Kévin Polizzi, patron Unitel Cloud Services, voit plutôt d’un bon œil la nouvelle politique commerciale et channel de Broadcom/VMware. Il pense qu’elle va contribuer à accélérer la nécessaire transformation du channel.

Channelnews : Que pensez-vous des dernières annonces Broadcom/VMware et de leur impact sur le channel ?

Kévin Polizzi : Il y a une certaine confusion autour de la politique Broadcom/VMware. Broadcom a annoncé une uniformisation du modèle de licence de VMware sur la base du modèle CSP (fournisseur de services cloud) et une harmonisation de ses prix afin d’éviter la concurrence entre les canaux. Je suis très positif par rapport à ce nouveau modèle de licence. D’abord, cela remet tout le monde sur la même ligne de départ avec les mêmes prix pour tous. Ce qui est une bonne nouvelle pour le channel : les compétences et la technologie vont reprendre une place centrale. Ensuite, cela va contribuer à propager le modèle cloud à l’ensemble du marché IT, en poussant celui-ci à se restructurer. Le vieux monde du channel traditionnel qui n’a pas fait sa révolution et qui continue de vendre du matériel, des licences perpétuelles et de la maintenance, est voué à disparaître. On quitte l’ère de l’équipement et on entre dans l’âge de l’usage. En ce sens, la stratégie de Broadcom me semble lisible et aller dans le sens du marché.

Channelnews : En suggérant que le modèle cloud va se propager à l’ensemble du marché IT, vous soutenez que l’IT est en train de devenir 100% cloud ?

Kévin Polizzi : Non, les entreprises continuent d’avoir besoin d’informatique sur site. Ce que je veux dire, c’est que le modèle financier du Cloud avec ses coûts variables indexés sur la consommation réelle est en train de se diffuser à l’informatique sur site, notamment via l’edge computing, qui représente, soit dit au passage, une poche de croissance gigantesque pour les prochaines années. La manière d’acheter la ressource informatique est en train de s’uniformiser et l’IT est en train de devenir massivement multicloud.

Channelnews : Que doivent faire les acteurs du channel pour se transformer ?

Kévin Polizzi : Les intégrateurs ont deux révolutions à faire : former leurs équipes pour accélérer l’adoption du Cloud et bâtir de nouvelles alliances. Car construire son Cloud à soi va devenir de plus en plus difficile en raison de la complexification des normes réglementaires, de la taille critique à atteindre, et de la somme des expertises IT et télécoms qu’il est nécessaire de réunir pour une disponibilité 24/7… Construire des infrastructures à la taille critique va imposer des regroupements.
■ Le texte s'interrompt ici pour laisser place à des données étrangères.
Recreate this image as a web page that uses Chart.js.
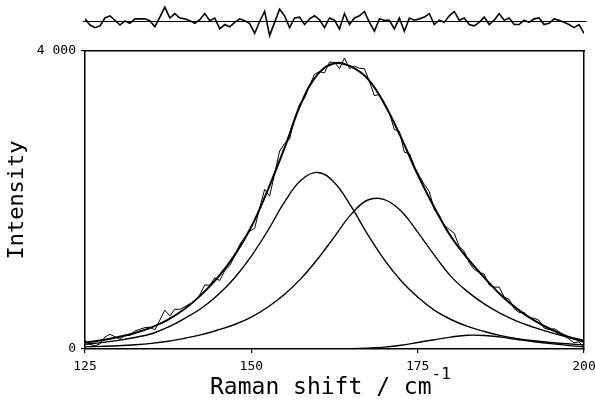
<!DOCTYPE html>
<html><head><meta charset="utf-8">
<script src="https://cdn.jsdelivr.net/npm/chart.js@4.4.1/dist/chart.umd.min.js"></script>
<style>
html,body{margin:0;padding:0;background:#fff;}
#wrap{position:relative;width:595px;height:412px;overflow:hidden;background:#fff;}
canvas{position:absolute;left:0;top:0;}
#xtitle{position:absolute;left:210px;top:375px;font:23px/23px "DejaVu Sans Mono",monospace;color:#000;white-space:nowrap;}
#xtitle span{position:relative;top:-15px;font-size:16px;}
</style></head><body>
<div id="wrap">
<canvas id="main" width="595" height="412" style="width:595px;height:412px"></canvas>
<canvas id="res" width="595" height="45" style="width:595px;height:45px"></canvas>
<div id="xtitle">Raman shift / cm<span>-1</span></div>
</div>
<script>
// Fit grid (Raman shift, cm-1)
const xFit = [125,127.5,130,132.5,135,137.5,140,142.5,145,147.5,150,152.5,155,157.5,160,162.5,165,167.5,170,172.5,175,177.5,180,182.5,185,187.5,190,192.5,195,197.5,200];
// Total fitted curve
const sumFit = [88,118,160,215,290,395,540,730,965,1260,1640,2140,2700,3300,3690,3835,3790,3625,3290,2840,2340,1900,1510,1215,960,725,535,385,265,170,110];
// Component bands
const comp1 = [62,85,115,155,205,295,412,547,728,957,1247,1593,1974,2268,2370,2233,1913,1536,1197,917,697,521,396,303,235,180,140,110,88,70,55];
const comp2 = [28,35,44,57,76,104,145,193,256,329,428,564,735,948,1212,1508,1807,2000,2005,1853,1569,1260,975,770,605,475,370,290,220,160,90];
const comp3 = [0,0,0,0,0,0,0,0,0,0,0,0,0,0,0,2,5,12,25,50,88,125,160,185,182,160,128,98,72,48,28];
// Measured spectrum
const xData = [125,125.75,126.5,127.25,128,128.75,129.5,130.25,131,131.75,132.5,133.25,134,134.75,135.5,136.25,137,137.75,138.5,139.25,140,140.75,141.5,142.25,143,143.75,144.5,145.25,146,146.75,147.5,148.25,149,149.75,150.5,151.25,152,152.75,153.5,154.25,155,155.75,156.5,157.25,158,158.75,159.5,160.25,161,161.75,162.5,163.25,164,164.75,165.5,166.25,167,167.75,168.5,169.25,170,170.75,171.5,172.25,173,173.75,174.5,175.25,176,176.75,177.5,178.25,179,179.75,180.5,181.25,182,182.75,183.5,184.25,185,185.75,186.5,187.25,188,188.75,189.5,190.25,191,191.75,192.5,193.25,194,194.75,195.5,196.25,197,197.75,198.5,199.25,200];
const yData = [115,61,43,70,162,197,165,130,187,181,
242,265,287,292,257,388,522,446,534,533,
567,606,636,729,858,857,954,919,1052,1118,
1251,1401,1497,1580,1619,1890,2143,2052,2355,2658,
2758,2817,3096,3285,3369,3537,3688,3723,3707,3851,
3848,3764,3906,3764,3796,3768,3763,3591,3401,3417,
3303,3168,2944,2921,2641,2626,2453,2323,2209,2113,
1869,1796,1657,1607,1554,1375,1310,1159,1068,1028,
1005,859,832,830,700,666,542,489,488,421,
412,385,282,259,273,231,180,133,83,97,
20];
// Residual (data - fit)
const residual = [27,-36,-63,-45,36,58,13,-36,5,-18,
27,27,27,9,-54,45,148,36,81,36,
27,9,-18,18,81,9,36,-76,-31,-54,
-9,27,9,-22,-121,0,103,-144,-9,126,
58,-63,36,45,-31,27,58,18,-63,36,
13,-76,81,-31,36,58,103,-9,-99,27,
13,13,-76,36,-99,36,13,27,45,81,
-31,13,-9,58,103,13,36,-31,-45,-9,
45,-31,13,81,13,36,-31,-31,13,-9,
27,36,-31,-18,27,13,-9,-31,-63,-31,
-121];
const resZeroX = [124.7,200.4];
const resZeroY = [0,0];
// Axis ticks
const xTicks = [125,150,175,200];
const yTicks = [0,4000];
const yTickLabels = ['0','4 000'];

const pts = (xs, ys) => xs.map((x,i)=>({x:x, y:ys[i]}));
const tickFont = {family:'DejaVu Sans Mono', size:13};
const line = (xs, ys, w, smooth) => ({data:pts(xs,ys), borderColor:'#000', backgroundColor:'#000', borderWidth:w, pointRadius:0, fill:false, tension: smooth ? 0.4 : 0});

new Chart(document.getElementById('main'), {
  type:'line',
  data:{datasets:[
    line(xData, yData, 1, false),
    line(xFit, sumFit, 2, true),
    line(xFit, comp1, 1.4, true),
    line(xFit, comp2, 1.4, true),
    line(xFit, comp3, 1.4, true)
  ]},
  options:{
    responsive:false, animation:false, devicePixelRatio:1,
    plugins:{legend:{display:false}, tooltip:{enabled:false}},
    layout:{padding:{left:0,right:11,top:51,bottom:0}},
    scales:{
      x:{type:'linear', position:'bottom', min:125, max:200,
        afterBuildTicks: s => { s.ticks = xTicks.map(v=>({value:v})); },
        afterFit: s => { s.height = 63; s.paddingLeft = 0; s.paddingRight = 0; },
        ticks:{color:'#000', font:tickFont, padding:6, maxRotation:0, autoSkip:false},
        grid:{display:true, drawOnChartArea:false, tickLength:4, color:'#000', lineWidth:1.2},
        border:{display:true, color:'#000', width:1.5}},
      y:{type:'linear', position:'left', min:0, max:4000,
        afterBuildTicks: s => { s.ticks = yTicks.map(v=>({value:v})); },
        afterFit: s => { s.width = 85; },
        ticks:{color:'#000', font:tickFont, padding:5, callback:(v)=>yTickLabels[yTicks.indexOf(v)]},
        grid:{display:true, drawOnChartArea:false, tickLength:4, color:'#000', lineWidth:1.2},
        border:{display:true, color:'#000', width:1.5},
        title:{display:true, text:'Intensity', color:'#000', font:{family:'DejaVu Sans Mono', size:22}, padding:{top:4,bottom:0}}},
      xTop:{type:'linear', position:'top', min:125, max:200,
        ticks:{display:false}, grid:{display:false},
        border:{display:true, color:'#000', width:1.5},
        afterFit: s => { s.height = 0; }},
      yRight:{type:'linear', position:'right', min:0, max:4000,
        ticks:{display:false}, grid:{display:false},
        border:{display:true, color:'#000', width:1.5},
        afterFit: s => { s.width = 0; }}
    }
  }
});

new Chart(document.getElementById('res'), {
  type:'line',
  data:{datasets:[
    Object.assign(line(resZeroX, resZeroY, 1, false), {clip:false}),
    line(xData, residual, 1.6, false)
  ]},
  options:{
    responsive:false, animation:false, devicePixelRatio:1,
    plugins:{legend:{display:false}, tooltip:{enabled:false}},
    layout:{padding:{left:85,right:11,top:1,bottom:3}},
    scales:{
      x:{type:'linear', display:false, min:125, max:200},
      y:{type:'linear', display:false, min:-210, max:210}
    }
  }
});
</script>
</body></html>
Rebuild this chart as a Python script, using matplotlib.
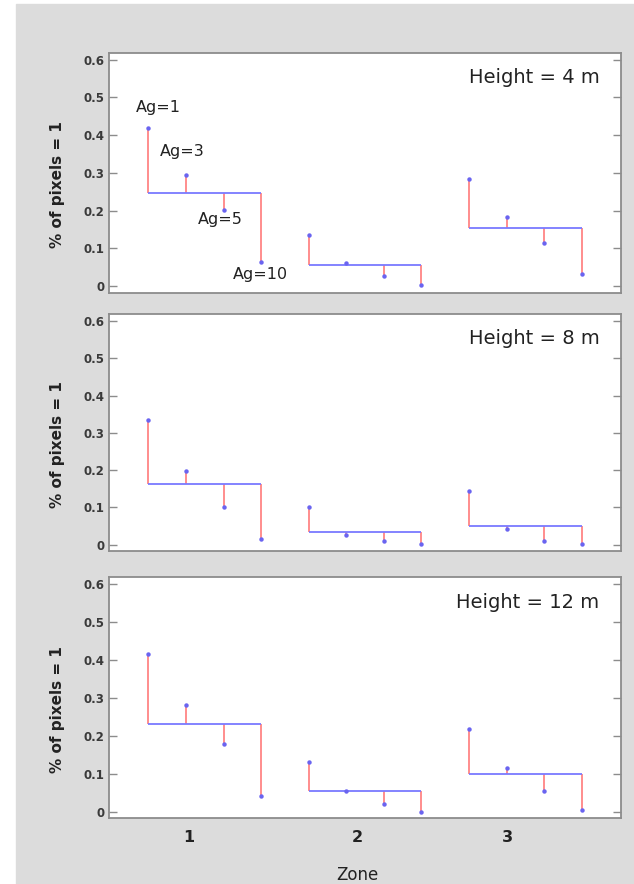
import matplotlib
matplotlib.use('Agg')
import matplotlib.pyplot as plt
import numpy as np
from matplotlib.patches import Rectangle

# values (fraction of pixels = 1)
zones = [1, 2, 3]
ag_levels = [1, 3, 5, 10]
heights = [4, 8, 12]

h4 = [[0.419, 0.295, 0.202, 0.064],
      [0.135, 0.062, 0.027, 0.002],
      [0.285, 0.182, 0.115, 0.031]]
h8 = [[0.334, 0.198, 0.100, 0.014],
      [0.102, 0.025, 0.009, 0.002],
      [0.145, 0.042, 0.009, 0.001]]
h12 = [[0.417, 0.282, 0.178, 0.041],
       [0.132, 0.053, 0.020, 0.000],
       [0.219, 0.115, 0.055, 0.003]]

mean4 = [0.247, 0.057, 0.153]
mean8 = [0.163, 0.034, 0.049]
mean12 = [0.230, 0.053, 0.100]

ytick_vals = [0, 0.1, 0.2, 0.3, 0.4, 0.5, 0.6]
ytick_labels = ['0', '0.1', '0.2', '0.3', '0.4', '0.5', '0.6']
zone_labels = ['1', '2', '3']
zone_label_pos = [0.90, 1.95, 2.89]

panels = [(h4, mean4), (h8, mean8), (h12, mean12)]

W, H = 634, 884
fig = plt.figure(figsize=(W / 100, H / 100), dpi=100)
fig.add_artist(Rectangle((16 / W, 0), 1 - 16 / W, (H - 4) / H,
                         transform=fig.transFigure, color='#dcdcdc', zorder=-5))

# axes boxes in pixels: top, bottom
boxes = [(52.5, 292.5), (314, 551), (577, 818)]
left_px, right_px = 109, 620.5
spacing = 0.234
offsets = (np.arange(len(ag_levels)) - 1.5) * spacing

grey = '#8c8c8c'
red = '#ff7a7a'
blue = '#7a7aff'
dot = '#6a64f0'

axes = []
for k, ((vals, means), (top, bot)) in enumerate(zip(panels, boxes)):
    ax = fig.add_axes([left_px / W, (H - bot) / H, (right_px - left_px) / W, (bot - top) / H])
    axes.append(ax)
    for z, zvals, m in zip(zones, vals, means):
        xs = z + offsets
        ax.vlines(xs, m, zvals, color=red, lw=1.2, zorder=2)
        ax.hlines(m, xs[0], xs[-1], color=blue, lw=1.3, zorder=3)
        ax.plot(xs, zvals, 'o', ms=3.2, color=dot, mec='none', zorder=4)
    ax.set_xlim(0.403, 3.592)
    ax.set_ylim(-0.017, 0.619)
    ax.set_yticks(ytick_vals, ytick_labels, fontsize=8.5, fontweight='bold', color='#3a3a3a')
    ax.tick_params(axis='y', direction='in', length=6, width=1, color=grey,
                   left=True, right=True, pad=3)
    for s in ax.spines.values():
        s.set_color(grey)
        s.set_linewidth(1.3)
    ax.set_ylabel('% of pixels = 1', fontsize=11, fontweight='bold', color='#222222')
    ax.yaxis.set_label_coords(-0.086, 0.45)
    ax.text(0.959, 0.895, f'Height = {heights[k]} m', transform=ax.transAxes,
            ha='right', va='center', fontsize=14, color='#222222')
    if k < 2:
        ax.set_xticks([])
    else:
        ax.set_xticks(zone_label_pos, zone_labels, fontsize=11.5, fontweight='bold', color='#222222')
        ax.tick_params(axis='x', length=0, pad=9)
        ax.set_xlabel('Zone', fontsize=12, color='#222222')
        ax.xaxis.set_label_coords(0.485, -0.2)

# Ag labels on the first zone of the top panel
ax = axes[0]
xs = zones[0] + offsets
label_offsets = [(10, 20), (-4, 23), (-3, -10), (-1, -13)]
for x, y, ag, off in zip(xs, h4[0], ag_levels, label_offsets):
    ax.annotate(f'Ag={ag}', (x, y), xytext=off, textcoords='offset pixels',
                ha='center', va='center', fontsize=11.5, color='#222222')

fig.savefig('out.png', dpi=100)
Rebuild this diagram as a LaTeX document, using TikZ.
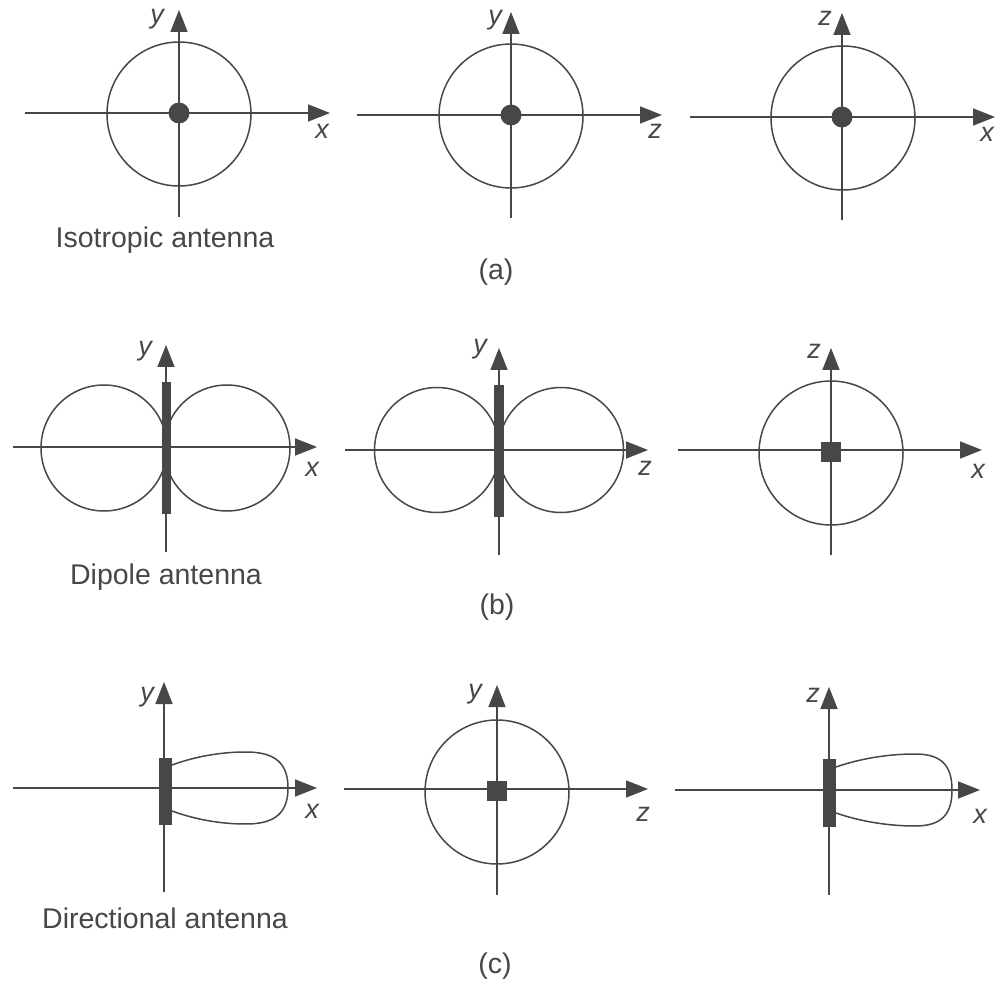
\documentclass[tikz,border=0pt]{standalone}
\usepackage{fontspec}
\setmainfont{Liberation Sans}
\usetikzlibrary{arrows.meta}
\definecolor{ink}{HTML}{474747}
\newcommand\axesPanel[7]{%
  \coordinate (#1W) at (#4,#3);
  \coordinate (#1E) at (#5,#3);
  \coordinate (#1N) at (#2,#6);
  \coordinate (#1S) at (#2,#7);
  \draw[axisline] (#1W) -- (#1E);
  \draw[axisline] (#1S) -- (#1N);
}
\tikzset{
  axisline/.style={draw=ink, line width=1.7pt, -{Triangle[length=22pt,width=17pt]}},
  pattern/.style={circle, draw=ink, line width=1.5pt, inner sep=0pt, outer sep=0pt, minimum size=#1},
  lobe/.style={draw=ink, line width=1.5pt},
  dotant/.style={circle, fill=ink, inner sep=0pt, minimum size=21pt},
  sqant/.style={rectangle, fill=ink, inner sep=0pt, minimum size=20pt},
  dipole/.style={rectangle, fill=ink, inner sep=0pt, minimum width=#1, minimum height=132pt},
  dirant/.style={rectangle, fill=ink, inner sep=0pt, minimum width=13pt, minimum height=67pt},
  axlabel/.style={text=ink, font=\fontsize{27}{32}\selectfont\itshape, inner sep=0pt},
  caption/.style={text=ink, font=\fontsize{28.5}{34}\selectfont, inner sep=0pt},
}
\begin{document}
\begin{tikzpicture}[x=1pt,y=-1pt]
\fill[white] (0,0) rectangle (997,984);
\useasboundingbox (0,0) rectangle (997,984);

% ---------------- Row (a): isotropic ----------------
\node[pattern=144pt] (a1c) at (179,114) {};
\axesPanel{a1}{179}{113}{25}{330}{10}{217}
\node[dotant] (a1d) at (179,113) {};
\node[axlabel] (a1y) at (157,19) {y};
\node[axlabel] (a1x) at (322,131) {x};

\node[pattern=144pt] (a2c) at (511,116) {};
\axesPanel{a2}{511}{115}{357}{662}{12}{218}
\node[dotant] (a2d) at (511,115) {};
\node[axlabel] (a2y) at (495,20) {y};
\node[axlabel] (a2z) at (655,131) {z};

\node[pattern=144pt] (a3c) at (843,118) {};
\axesPanel{a3}{842}{117}{690}{995}{13}{220}
\node[dotant] (a3d) at (842,117) {};
\node[axlabel] (a3z) at (825,18) {z};
\node[axlabel] (a3x) at (987,134) {x};

\node[caption] (capA) at (165,240) {Isotropic antenna};
\node[caption] (labA) at (496,272) {(a)};

% ---------------- Row (b): dipole ----------------
\node[pattern=126pt] (b1l) at (104,448) {};
\node[pattern=126pt] (b1r) at (227,448) {};
\axesPanel{b1}{166}{447}{13}{317}{345}{552}
\node[dipole=9pt] (b1a) at (166,448) {};
\node[axlabel] (b1y) at (145,351) {y};
\node[axlabel] (b1x) at (312,469) {x};

\node[pattern=125pt] (b2l) at (437,450) {};
\node[pattern=125pt] (b2r) at (561,450) {};
\axesPanel{b2}{499}{450}{345}{648}{348}{555}
\node[dipole=10pt] (b2a) at (499,451) {};
\node[axlabel] (b2y) at (480,349) {y};
\node[axlabel] (b2z) at (645,468) {z};

\node[pattern=144pt] (b3c) at (831,453) {};
\axesPanel{b3}{831}{450}{678}{982}{348}{555}
\node[sqant] (b3a) at (831,452) {};
\node[axlabel] (b3z) at (814,351) {z};
\node[axlabel] (b3x) at (978,471) {x};

\node[caption] (capB) at (166,577) {Dipole antenna};
\node[caption] (labB) at (497,607) {(b)};

% ---------------- Row (c): directional ----------------
\axesPanel{c1}{164}{788}{13}{317}{682}{892}
\draw[lobe, shift={(164,788)}] (8,-23) .. controls (30,-31) and (55,-36) .. (82,-36)
  .. controls (112,-36) and (124,-24) .. (124,0)
  .. controls (124,24) and (112,36) .. (82,36)
  .. controls (55,36) and (30,31) .. (8,23);
\node[dirant] (c1a) at (165.5,791) {};
\node[axlabel] (c1y) at (147,697) {y};
\node[axlabel] (c1x) at (312,811) {x};

\node[pattern=144pt] (c2c) at (497,792) {};
\axesPanel{c2}{497}{789}{344}{648}{685}{895}
\node[sqant] (c2a) at (497,791) {};
\node[axlabel] (c2y) at (475,694) {y};
\node[axlabel] (c2z) at (643,814) {z};

\axesPanel{c3}{829}{790}{675}{980}{687}{895}
\draw[lobe, shift={(829,790)}] (7,-23) .. controls (30,-31) and (58,-36) .. (86,-36)
  .. controls (113,-36) and (123,-24) .. (123,0)
  .. controls (123,24) and (113,36) .. (86,36)
  .. controls (58,36) and (30,31) .. (7,23);
\node[dirant, minimum height=68pt] (c3a) at (829.5,793) {};
\node[axlabel] (c3z) at (813,695) {z};
\node[axlabel] (c3x) at (980,816) {x};

\node[caption] (capC) at (165,918) {Directional antenna};
\node[caption] (labC) at (495,966) {(c)};
\end{tikzpicture}
\end{document}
Channelnews : De quelles informations disposez-vous sur la nouvelle politique tarifaire et sur le nouveau programme partenaires de Broadcom/VMware ?

Kévin Polizzi : la typologie de calcul des licences change. Désormais elle sera basée sur la consommation CPU et non plus sur la consommation mémoire. Et il faudra un minimum de 3.500 CPU pour être éligible au programme partenaires.

Channelnews : Que savez-vous de vos nouvelles conditions d’achat et ne craignez-vous pas que la nouvelle politique commerciale de Broadcom n’effraie les clients ?

Kévin Polizzi : Bien qu’elles ne soient pas encore gravées dans le marbre, on a déjà une idée des conditions d’Unitel. A priori, d’après nos premières simulations, nous devrions bénéficier d’une légère baisse de nos prix d’achats. Quant à la question de savoir si les tarifs VMware sont trop chers, je répondrais : peu importe ! Les pâtes sont trop chères mais on mange toujours des pâtes. VMware va peut-être perdre une partie de sa base clients mais cela restera marginal.

Channelnews : Ne pensez-vous pas que ce changement de paradigme tarifaire et channel puisse favoriser la création d’une pile technologique européenne alternative à celle de VMware ?

Kévin Polizzi : On n’en a pas les moyens. Utiliser des technologies européennes pour héberger les données des Européens n’est pas la priorité. La priorité, c’est d’avoir en Europe des offres compétitives pour faire face à la fuite des données et à la fuite des cerveaux. Et pour cela, la meilleure stratégie, c’est d’équiper nos acteurs régionaux des meilleures technologies mondiales – dont celles de VMware – pour les armer face aux grands acteurs mondiaux. Seule l’uniformisation des technologies peut permettre de faire émerger à terme le géant du cloud européen que chacun appelle de ses vœux. Un géant qui ne serait pas un hyperscaler de plus mais un acteur formé de l’agrégation de multiples acteurs régionaux.